**Exercise directions**
Retype the lines from the first one in the records down to the line containing "from matplotlib.transforms import", counting both, and leave out any pictures.

[Collected data entries]
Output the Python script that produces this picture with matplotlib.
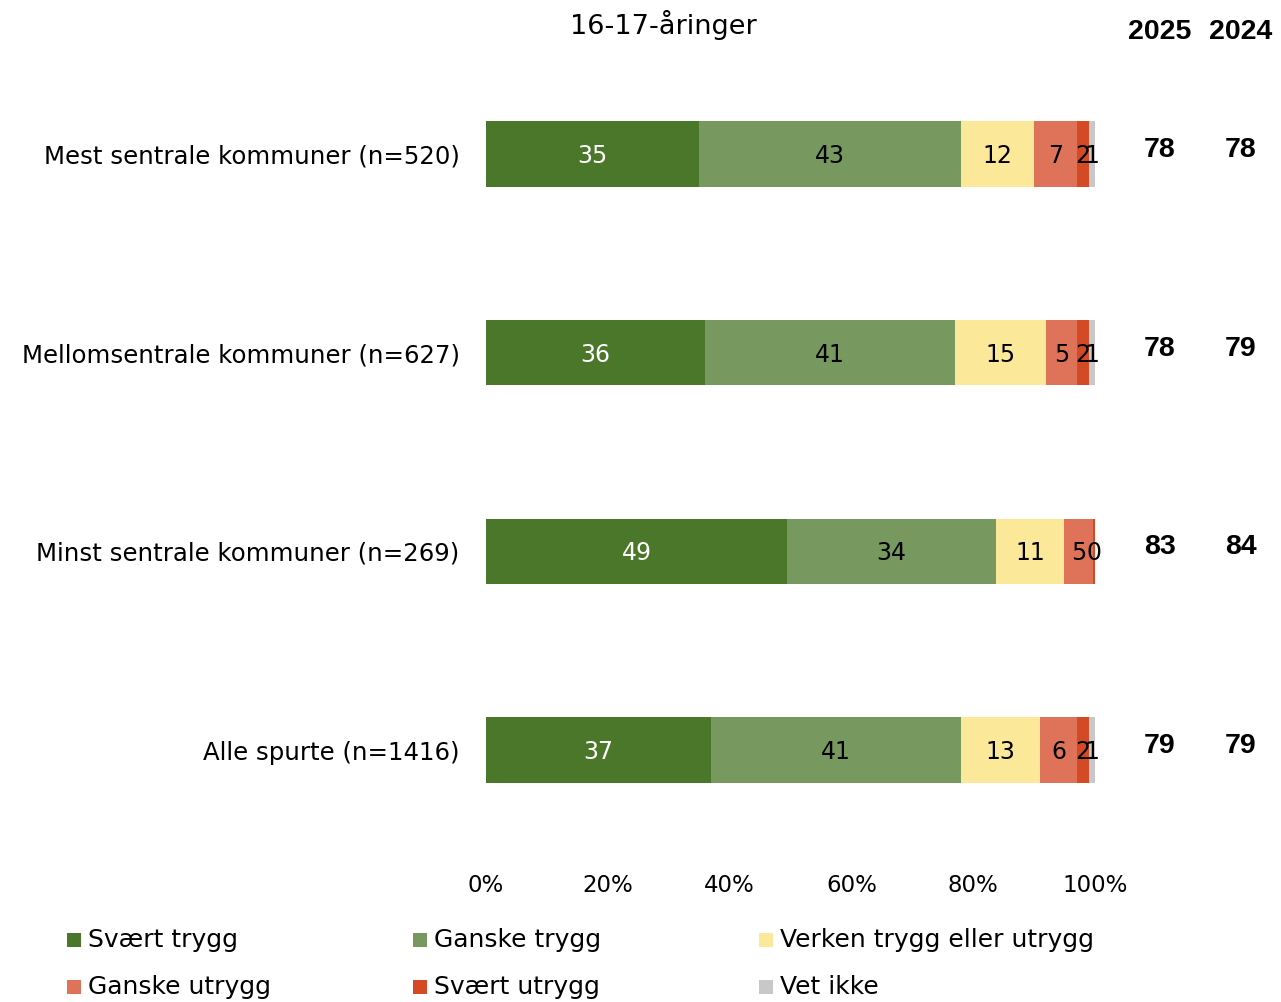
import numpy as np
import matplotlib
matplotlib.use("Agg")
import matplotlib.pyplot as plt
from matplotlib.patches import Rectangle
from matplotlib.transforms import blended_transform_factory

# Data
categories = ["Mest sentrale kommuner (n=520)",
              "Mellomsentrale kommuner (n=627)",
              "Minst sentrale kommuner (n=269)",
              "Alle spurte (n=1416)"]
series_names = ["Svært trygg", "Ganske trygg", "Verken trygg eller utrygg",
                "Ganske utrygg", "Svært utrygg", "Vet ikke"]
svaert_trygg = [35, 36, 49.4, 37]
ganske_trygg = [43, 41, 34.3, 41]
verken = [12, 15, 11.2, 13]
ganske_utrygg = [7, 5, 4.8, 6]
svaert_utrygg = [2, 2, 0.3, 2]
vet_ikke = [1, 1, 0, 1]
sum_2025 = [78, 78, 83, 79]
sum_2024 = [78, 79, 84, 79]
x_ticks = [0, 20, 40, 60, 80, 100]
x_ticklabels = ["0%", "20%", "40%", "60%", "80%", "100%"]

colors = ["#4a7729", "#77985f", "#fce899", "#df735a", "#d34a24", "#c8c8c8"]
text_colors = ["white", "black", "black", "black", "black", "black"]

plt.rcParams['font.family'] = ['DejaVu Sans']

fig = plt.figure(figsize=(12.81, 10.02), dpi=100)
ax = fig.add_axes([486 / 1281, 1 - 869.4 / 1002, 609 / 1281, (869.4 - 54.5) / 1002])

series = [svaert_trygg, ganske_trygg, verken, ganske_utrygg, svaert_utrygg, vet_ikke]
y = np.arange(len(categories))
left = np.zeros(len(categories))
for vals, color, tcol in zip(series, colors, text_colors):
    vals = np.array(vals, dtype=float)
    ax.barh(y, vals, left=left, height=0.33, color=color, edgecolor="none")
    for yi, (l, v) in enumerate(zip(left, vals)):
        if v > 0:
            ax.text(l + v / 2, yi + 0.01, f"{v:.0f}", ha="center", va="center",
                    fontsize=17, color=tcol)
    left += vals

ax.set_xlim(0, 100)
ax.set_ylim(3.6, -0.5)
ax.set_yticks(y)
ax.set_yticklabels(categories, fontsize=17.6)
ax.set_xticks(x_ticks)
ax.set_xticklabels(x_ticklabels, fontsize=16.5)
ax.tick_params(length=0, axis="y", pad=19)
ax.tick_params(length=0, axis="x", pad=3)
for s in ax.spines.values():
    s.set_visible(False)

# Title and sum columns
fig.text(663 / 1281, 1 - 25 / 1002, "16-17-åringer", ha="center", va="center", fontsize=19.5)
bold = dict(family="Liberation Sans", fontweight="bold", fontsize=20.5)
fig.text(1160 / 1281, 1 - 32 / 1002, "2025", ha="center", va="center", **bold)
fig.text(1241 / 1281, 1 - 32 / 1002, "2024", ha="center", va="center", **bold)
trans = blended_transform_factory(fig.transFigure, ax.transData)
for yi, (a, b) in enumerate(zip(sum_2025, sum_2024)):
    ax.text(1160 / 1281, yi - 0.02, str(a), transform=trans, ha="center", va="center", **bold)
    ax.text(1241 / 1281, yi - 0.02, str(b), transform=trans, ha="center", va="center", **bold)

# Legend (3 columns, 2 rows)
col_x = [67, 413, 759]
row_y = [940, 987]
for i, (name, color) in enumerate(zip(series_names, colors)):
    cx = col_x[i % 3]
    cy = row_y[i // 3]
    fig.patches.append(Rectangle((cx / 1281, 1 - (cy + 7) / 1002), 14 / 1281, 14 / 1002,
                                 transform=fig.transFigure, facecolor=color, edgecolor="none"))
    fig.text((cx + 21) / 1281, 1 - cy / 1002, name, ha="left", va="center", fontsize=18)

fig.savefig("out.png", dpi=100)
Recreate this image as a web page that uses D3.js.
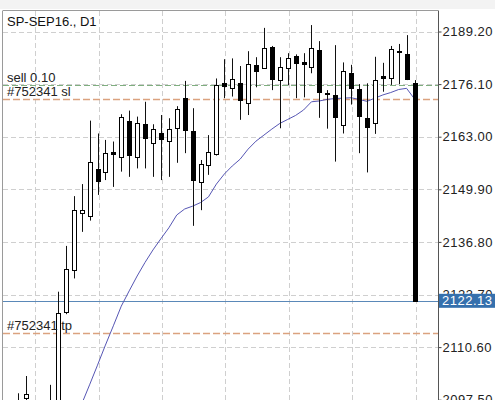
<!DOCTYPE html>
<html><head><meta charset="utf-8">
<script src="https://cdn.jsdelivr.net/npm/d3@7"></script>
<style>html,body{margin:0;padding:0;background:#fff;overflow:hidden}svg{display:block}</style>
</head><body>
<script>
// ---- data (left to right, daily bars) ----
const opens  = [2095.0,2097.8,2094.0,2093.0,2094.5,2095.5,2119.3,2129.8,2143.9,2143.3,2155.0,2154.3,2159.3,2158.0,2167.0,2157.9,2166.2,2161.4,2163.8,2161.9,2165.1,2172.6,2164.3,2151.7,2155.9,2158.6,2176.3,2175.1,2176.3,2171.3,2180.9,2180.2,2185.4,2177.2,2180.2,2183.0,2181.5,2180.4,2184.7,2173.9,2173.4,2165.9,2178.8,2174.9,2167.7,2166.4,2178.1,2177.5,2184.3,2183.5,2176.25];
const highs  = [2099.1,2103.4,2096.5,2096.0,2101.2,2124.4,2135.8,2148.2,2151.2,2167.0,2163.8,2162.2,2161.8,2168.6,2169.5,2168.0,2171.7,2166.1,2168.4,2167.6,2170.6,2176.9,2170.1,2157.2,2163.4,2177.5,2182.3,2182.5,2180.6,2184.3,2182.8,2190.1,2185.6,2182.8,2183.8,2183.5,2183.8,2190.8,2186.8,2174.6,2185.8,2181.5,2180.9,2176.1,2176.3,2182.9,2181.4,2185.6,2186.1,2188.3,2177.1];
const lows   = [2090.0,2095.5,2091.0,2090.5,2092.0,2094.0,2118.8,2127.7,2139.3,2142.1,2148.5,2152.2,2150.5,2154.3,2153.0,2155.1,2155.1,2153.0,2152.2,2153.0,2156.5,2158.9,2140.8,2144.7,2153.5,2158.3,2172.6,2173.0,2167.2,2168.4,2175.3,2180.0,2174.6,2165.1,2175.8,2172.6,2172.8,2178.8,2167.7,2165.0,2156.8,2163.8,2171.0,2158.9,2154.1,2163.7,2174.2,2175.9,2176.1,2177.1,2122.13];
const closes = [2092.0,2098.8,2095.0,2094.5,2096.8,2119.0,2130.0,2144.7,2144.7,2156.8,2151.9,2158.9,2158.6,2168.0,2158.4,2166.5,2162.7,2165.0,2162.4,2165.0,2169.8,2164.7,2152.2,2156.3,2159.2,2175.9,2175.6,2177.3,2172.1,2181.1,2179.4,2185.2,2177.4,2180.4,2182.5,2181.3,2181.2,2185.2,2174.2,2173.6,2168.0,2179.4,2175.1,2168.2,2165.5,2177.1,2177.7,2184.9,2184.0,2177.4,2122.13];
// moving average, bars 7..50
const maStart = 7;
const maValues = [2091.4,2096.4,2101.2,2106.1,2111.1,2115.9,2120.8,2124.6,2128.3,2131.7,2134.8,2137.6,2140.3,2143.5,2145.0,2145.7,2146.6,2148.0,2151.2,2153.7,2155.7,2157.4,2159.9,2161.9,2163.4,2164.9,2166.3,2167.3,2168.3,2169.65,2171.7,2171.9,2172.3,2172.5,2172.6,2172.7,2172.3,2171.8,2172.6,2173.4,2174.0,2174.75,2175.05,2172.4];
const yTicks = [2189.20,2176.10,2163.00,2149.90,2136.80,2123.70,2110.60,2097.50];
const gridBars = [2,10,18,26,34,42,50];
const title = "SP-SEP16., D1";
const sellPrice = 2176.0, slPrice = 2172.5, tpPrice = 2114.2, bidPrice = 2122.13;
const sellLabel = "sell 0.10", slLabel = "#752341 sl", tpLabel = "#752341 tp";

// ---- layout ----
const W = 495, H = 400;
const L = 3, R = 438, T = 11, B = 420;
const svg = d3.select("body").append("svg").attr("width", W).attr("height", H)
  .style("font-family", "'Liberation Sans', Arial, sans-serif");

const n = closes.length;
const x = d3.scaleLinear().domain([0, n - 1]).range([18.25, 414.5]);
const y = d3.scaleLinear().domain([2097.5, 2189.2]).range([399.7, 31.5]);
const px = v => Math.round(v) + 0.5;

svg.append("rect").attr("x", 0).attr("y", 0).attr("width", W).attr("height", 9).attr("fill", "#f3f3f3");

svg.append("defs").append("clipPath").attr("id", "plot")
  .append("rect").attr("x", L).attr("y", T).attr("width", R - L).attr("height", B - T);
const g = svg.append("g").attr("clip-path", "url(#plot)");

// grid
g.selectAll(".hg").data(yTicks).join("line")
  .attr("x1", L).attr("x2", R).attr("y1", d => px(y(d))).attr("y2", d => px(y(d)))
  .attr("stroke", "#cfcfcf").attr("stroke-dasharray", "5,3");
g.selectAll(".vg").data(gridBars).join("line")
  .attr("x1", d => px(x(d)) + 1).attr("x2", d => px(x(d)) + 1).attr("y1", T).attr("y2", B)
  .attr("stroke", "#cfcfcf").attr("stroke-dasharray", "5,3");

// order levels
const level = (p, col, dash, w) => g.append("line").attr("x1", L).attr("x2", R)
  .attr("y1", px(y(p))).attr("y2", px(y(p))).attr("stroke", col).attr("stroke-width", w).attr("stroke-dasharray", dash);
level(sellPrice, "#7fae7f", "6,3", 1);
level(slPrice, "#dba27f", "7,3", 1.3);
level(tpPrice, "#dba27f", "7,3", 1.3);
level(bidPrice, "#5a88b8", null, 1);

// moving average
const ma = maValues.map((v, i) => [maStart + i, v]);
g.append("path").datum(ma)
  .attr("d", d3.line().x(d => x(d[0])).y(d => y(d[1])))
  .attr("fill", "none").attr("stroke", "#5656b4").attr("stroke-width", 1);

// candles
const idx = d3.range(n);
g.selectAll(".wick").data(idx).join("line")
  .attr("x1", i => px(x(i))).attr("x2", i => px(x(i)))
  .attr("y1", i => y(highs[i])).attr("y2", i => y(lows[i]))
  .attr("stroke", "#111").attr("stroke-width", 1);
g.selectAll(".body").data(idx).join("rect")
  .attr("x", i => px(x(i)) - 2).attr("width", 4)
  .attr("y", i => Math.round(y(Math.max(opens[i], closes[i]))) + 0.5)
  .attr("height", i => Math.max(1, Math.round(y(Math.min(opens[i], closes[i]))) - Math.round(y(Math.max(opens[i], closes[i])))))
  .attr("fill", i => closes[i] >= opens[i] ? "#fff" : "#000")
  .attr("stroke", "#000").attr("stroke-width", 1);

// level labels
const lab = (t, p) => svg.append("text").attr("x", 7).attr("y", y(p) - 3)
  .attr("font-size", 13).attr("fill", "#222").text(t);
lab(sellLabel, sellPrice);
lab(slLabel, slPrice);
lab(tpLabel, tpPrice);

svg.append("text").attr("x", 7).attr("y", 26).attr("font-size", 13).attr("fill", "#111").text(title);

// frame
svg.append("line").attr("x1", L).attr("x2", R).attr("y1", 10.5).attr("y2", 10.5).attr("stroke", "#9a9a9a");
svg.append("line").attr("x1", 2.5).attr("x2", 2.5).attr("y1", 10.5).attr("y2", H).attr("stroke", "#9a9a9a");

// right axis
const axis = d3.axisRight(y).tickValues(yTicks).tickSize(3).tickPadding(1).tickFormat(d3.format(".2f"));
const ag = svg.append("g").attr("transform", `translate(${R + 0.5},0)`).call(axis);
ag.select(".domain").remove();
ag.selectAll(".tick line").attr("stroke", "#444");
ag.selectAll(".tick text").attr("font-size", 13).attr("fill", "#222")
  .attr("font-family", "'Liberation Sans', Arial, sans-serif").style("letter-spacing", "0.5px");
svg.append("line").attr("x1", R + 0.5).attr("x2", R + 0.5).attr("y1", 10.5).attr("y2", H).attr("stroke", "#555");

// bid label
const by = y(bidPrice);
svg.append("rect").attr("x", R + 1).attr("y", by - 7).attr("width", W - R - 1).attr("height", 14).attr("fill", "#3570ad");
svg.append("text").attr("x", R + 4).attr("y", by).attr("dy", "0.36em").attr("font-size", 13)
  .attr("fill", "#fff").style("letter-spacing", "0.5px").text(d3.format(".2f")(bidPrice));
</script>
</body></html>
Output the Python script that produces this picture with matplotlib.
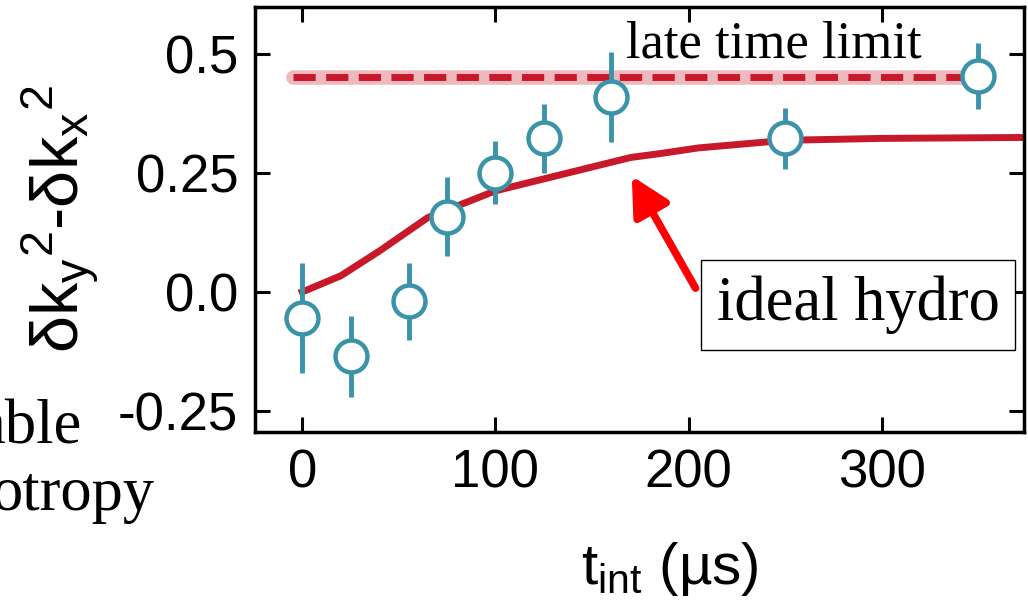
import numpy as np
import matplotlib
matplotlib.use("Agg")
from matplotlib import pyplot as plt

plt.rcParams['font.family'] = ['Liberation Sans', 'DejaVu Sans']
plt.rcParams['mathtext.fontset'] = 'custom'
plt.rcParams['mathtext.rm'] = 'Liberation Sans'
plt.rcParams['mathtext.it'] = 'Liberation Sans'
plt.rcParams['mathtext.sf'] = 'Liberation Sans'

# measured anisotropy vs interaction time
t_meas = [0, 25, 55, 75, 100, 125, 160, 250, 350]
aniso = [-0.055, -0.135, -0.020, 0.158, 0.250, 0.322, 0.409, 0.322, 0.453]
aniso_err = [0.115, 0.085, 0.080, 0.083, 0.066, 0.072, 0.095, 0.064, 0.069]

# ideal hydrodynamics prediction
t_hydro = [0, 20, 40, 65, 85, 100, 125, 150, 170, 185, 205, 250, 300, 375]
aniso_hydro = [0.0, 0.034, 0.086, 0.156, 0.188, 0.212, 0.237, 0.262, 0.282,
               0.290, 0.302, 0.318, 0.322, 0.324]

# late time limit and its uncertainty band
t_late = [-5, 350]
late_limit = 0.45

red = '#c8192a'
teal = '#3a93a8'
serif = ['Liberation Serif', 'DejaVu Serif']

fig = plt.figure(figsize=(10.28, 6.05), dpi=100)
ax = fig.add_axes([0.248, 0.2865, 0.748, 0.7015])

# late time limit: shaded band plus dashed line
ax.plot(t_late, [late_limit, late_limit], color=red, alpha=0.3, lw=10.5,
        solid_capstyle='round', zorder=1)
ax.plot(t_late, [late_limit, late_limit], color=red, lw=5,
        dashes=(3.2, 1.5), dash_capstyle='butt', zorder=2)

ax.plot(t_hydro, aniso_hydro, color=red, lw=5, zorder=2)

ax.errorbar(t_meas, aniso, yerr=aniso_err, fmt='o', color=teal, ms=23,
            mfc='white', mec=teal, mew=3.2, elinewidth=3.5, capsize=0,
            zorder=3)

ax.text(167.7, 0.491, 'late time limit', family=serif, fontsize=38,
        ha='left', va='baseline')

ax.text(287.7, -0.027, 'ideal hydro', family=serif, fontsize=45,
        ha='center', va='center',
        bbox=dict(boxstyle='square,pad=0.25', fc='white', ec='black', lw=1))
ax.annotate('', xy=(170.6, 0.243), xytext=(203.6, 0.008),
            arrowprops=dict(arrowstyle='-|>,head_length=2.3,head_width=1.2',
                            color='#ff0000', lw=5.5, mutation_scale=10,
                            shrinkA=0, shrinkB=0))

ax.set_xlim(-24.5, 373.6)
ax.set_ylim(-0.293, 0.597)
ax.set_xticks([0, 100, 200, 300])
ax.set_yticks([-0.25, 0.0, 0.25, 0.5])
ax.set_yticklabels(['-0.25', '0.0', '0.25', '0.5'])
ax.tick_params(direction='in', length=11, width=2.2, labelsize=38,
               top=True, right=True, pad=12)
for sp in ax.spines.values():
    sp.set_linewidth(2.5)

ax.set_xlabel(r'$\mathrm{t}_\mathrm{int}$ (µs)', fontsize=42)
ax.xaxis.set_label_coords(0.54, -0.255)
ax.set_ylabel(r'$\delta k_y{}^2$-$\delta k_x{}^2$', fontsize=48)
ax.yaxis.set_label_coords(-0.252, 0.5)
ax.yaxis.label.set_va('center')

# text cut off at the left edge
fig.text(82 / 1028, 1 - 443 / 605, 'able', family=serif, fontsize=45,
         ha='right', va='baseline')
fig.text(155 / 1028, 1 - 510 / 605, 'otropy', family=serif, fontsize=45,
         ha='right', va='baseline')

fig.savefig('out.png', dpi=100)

**Result**
Output the Python script that produces this picture with matplotlib.
import numpy as np
import matplotlib
matplotlib.use("Agg")
import matplotlib.pyplot as plt
from matplotlib.patches import Rectangle
from matplotlib.transforms import blended_transform_factory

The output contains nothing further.